Using artificial intelligence to make SA’s roads safer
There’s still a debate around privacy and transparency, with worries around how companies and the government will use data
Artificial intelligence (AI) technologies are playing an ever-bigger role in daily life — from recommending adverts and TV shows to viewers, to helping autonomous cars run.
Now the SA National Roads Agency Ltd (Sanral) hopes AI can help it improve the efficiency of its network, in terms of safety and limiting the economic costs of congestion.
Apart from the fact that at least 12,000 people die on SA’s roads every year, the Road Traffic Management Corp estimates that crashes cost the country R170bn in 2019 alone, or R820bn since 2015.
SA has a total road network, gravel included, of almost 750,000km. While Sanral manages only 22,000km, it includes the main national routes that carry up to a third of all traffic and up to 80% of long-distance freight.
With the help of machine learning (a form of AI), Sanral hopes to respond faster to incidents. This should help minimise the disruption to traffic flow, says Ruan van Breda, a mechatronics engineer at Sanral’s technical innovation hub.
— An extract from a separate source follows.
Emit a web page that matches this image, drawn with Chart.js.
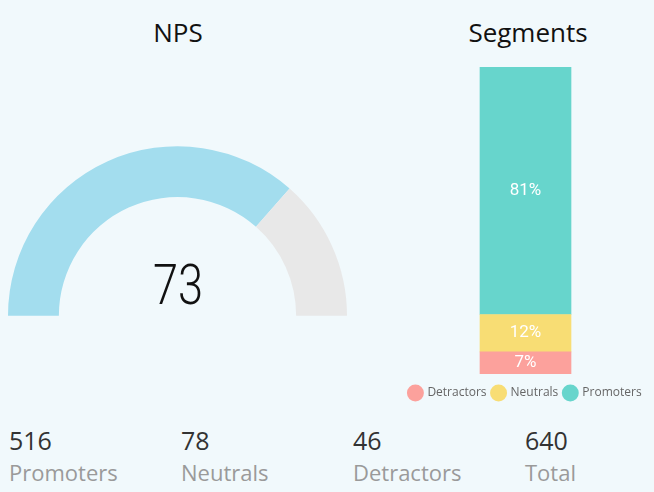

This is opposed to the current system, where a human is responsible for identifying an incident — crash, veld fire, stationary vehicle or foreign object — by monitoring the roughly 250 cameras on the network. The process from detection to dispatch takes several minutes, even without mistakes. With AI, Sanral could run algorithms on these cameras and automatically detect an incident. While the accuracy might not be 100%, Van Breda says it is better to have some false positives and have an operator verify the information.
Such a system would require a vast amount of data to be accurate, says Benjamin Rosman, director of the School of Computer Science & Applied Mathematics at Wits University. Rosman says machine learning systems study thousands of images — accidents, for example — to learn how to identify them.
That is one of the benefits of the Freeway Management System that has been monitoring the busiest 520km of roads in the biggest metros, carrying about 100,000 vehicles a day, for over a decade, says Van Breda. "We have an incredibly rich and well-conditioned set of data with a large number of incidents."
The potential abuse and security of the database where these incidents are stored are among experts’ main concerns.
"We need assurances that the data is stored and used legally," says Rosman.
While many large entities in SA have suffered cyberattacks, from Liberty to most recently Transnet, Sanral has taken several measures to protect its systems, says Van Breda. It adheres to legislative requirements — such as the Protection of Personal Information Act (Popia) — as a minimum.
He says edge computing allows Sanral to blur objects such as faces to ensure that information is excluded from the raw footage. There are cases where this information may be necessary, such as automatic numberplate recognition to determine average speed.
"That data is not used to track individuals to their home," says Van Breda. "It is used to enforce speed in a small area."
AI could improve the effectiveness of Sanral’s system significantly, says Danielle du Plessis, MD at DDP Attorneys. She says that if the data is anonymous to the extent that it cannot be re-identified, Popia is not applicable.
Where that is not the case, Sanral would have to explain not just how and when it uses AI or secures the data, but the data subjects should have access to it, says Emma Ruttkamp-Bloem, head of philosophy at the University of Pretoria.
Van Breda says Sanral is not interested in facial recognition systems as in China.
However, the government’s draft policy on data and the cloud mentions integration, referring to, among others, Eskom, Sanral, Transnet and the Passenger Rail Agency of SA, but fails to provide any specifics.
That is why Ruttkamp-Bloem says Popia alone will not fully protect South Africans.
"In SA it’s really dangerous because we don’t know what data the government has about us yet, because we’ve never been told," says Ruttkamp-Bloem.
She adds that without proper regulation, companies and the government could easily collect data without asking permission or even informing the public.
Du Plessis is concerned that SA’s regulatory framework cannot catch up with technological advances. And even where appropriate regulations exist, what assurance do citizens have that they are adhered to?
Technically, Sanral could deploy machine learning before Christmas, says Van Breda. But due to the concerns and risks, and to avoid similar resistance seen with e-tolls, Sanral has become significantly more sensitive to the public’s views. "You want to find solutions that people want to use and are happy with and also understand that — especially in such a sensitive case — it is not about violating people’s privacy," says Van Breda.
He says AI has the potential to improve road safety even beyond Sanral’s network. The system may eventually predict possible disruptions based on historical data, such as weather patterns, past incidents, or times of day. Van Breda says the data could help determine which section of a road contributes the most to congestion — such as an intersection — informing infrastructure planners.
Ruttkamp-Bloem says there will always be tension between security and privacy, and privacy and transparency, and it is up to the affected parties to find a balance.
Sanral encourages the discussion around AI, says Van Breda, and "we as the SA public will have to decide whether we want to embrace this kind of technology or not".